WHAT IS NEEDED :: Find the word "matplotlib" in the listing; pull out each line holding it.

## START

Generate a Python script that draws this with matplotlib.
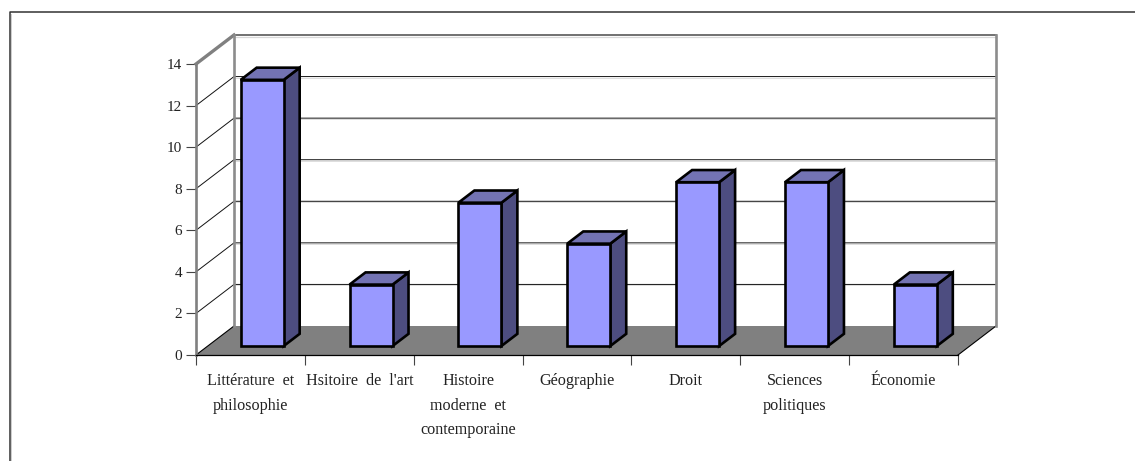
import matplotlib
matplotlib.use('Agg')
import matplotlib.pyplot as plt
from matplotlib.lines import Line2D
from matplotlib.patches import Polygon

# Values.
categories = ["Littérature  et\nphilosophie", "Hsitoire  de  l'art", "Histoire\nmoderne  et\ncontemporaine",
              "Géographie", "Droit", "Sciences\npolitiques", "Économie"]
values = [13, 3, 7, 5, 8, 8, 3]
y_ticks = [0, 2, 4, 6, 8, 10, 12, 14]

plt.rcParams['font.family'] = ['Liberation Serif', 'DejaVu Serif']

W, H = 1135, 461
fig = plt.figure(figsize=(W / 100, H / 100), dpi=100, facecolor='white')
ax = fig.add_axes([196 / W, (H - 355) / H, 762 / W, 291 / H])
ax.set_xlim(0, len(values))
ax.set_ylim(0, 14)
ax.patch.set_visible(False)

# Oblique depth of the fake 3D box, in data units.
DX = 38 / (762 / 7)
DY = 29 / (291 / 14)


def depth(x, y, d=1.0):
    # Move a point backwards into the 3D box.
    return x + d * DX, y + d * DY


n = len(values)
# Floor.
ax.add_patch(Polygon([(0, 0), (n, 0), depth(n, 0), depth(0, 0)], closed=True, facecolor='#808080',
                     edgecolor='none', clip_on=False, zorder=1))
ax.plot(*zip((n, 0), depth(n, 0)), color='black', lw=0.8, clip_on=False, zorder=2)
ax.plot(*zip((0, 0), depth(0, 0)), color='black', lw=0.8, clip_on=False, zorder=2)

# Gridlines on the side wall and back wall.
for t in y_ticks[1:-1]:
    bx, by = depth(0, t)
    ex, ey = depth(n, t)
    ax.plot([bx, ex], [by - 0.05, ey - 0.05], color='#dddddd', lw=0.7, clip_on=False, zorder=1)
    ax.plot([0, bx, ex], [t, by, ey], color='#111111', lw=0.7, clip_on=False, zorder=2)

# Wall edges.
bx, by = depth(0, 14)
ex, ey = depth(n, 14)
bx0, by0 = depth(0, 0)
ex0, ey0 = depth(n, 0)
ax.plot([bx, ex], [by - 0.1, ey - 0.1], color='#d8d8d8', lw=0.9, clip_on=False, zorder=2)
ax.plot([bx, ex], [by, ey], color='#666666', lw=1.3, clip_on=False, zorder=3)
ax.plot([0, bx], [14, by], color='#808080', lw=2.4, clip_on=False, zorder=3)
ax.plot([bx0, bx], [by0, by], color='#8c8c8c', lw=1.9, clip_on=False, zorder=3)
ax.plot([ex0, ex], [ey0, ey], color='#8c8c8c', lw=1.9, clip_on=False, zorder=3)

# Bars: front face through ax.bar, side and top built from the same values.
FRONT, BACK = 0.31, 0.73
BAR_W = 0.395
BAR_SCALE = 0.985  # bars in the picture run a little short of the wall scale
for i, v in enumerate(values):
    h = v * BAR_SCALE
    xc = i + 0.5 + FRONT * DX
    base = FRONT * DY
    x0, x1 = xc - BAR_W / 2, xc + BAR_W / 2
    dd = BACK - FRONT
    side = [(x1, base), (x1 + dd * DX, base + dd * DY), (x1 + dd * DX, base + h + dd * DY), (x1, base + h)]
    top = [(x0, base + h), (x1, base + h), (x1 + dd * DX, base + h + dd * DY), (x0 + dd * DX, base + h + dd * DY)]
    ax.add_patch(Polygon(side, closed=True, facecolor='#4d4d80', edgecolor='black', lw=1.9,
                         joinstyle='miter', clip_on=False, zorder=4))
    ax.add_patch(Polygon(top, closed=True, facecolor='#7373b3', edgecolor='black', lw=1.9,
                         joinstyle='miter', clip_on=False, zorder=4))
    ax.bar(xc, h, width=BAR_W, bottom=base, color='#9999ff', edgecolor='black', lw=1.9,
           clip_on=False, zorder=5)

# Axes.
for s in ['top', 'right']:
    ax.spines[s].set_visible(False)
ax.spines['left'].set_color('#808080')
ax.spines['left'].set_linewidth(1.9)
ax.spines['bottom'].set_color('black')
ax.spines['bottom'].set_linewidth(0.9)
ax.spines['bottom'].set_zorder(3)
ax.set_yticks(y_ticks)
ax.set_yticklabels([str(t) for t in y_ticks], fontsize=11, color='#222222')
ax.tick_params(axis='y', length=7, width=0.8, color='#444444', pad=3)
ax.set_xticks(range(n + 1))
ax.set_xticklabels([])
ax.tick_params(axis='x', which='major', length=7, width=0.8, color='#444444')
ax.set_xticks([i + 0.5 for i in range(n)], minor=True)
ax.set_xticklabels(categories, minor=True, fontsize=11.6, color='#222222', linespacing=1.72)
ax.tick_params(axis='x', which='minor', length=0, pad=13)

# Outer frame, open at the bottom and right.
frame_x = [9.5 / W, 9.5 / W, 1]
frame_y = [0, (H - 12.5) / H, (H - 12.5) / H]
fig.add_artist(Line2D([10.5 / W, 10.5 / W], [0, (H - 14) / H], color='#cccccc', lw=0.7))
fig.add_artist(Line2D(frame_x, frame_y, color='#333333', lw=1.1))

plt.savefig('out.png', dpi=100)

## END

ANSWER TO THIS TASK ::
Generate a Python script that draws this with matplotlib.
import matplotlib
matplotlib.use('Agg')
import matplotlib.pyplot as plt
from matplotlib.lines import Line2D
from matplotlib.patches import Polygon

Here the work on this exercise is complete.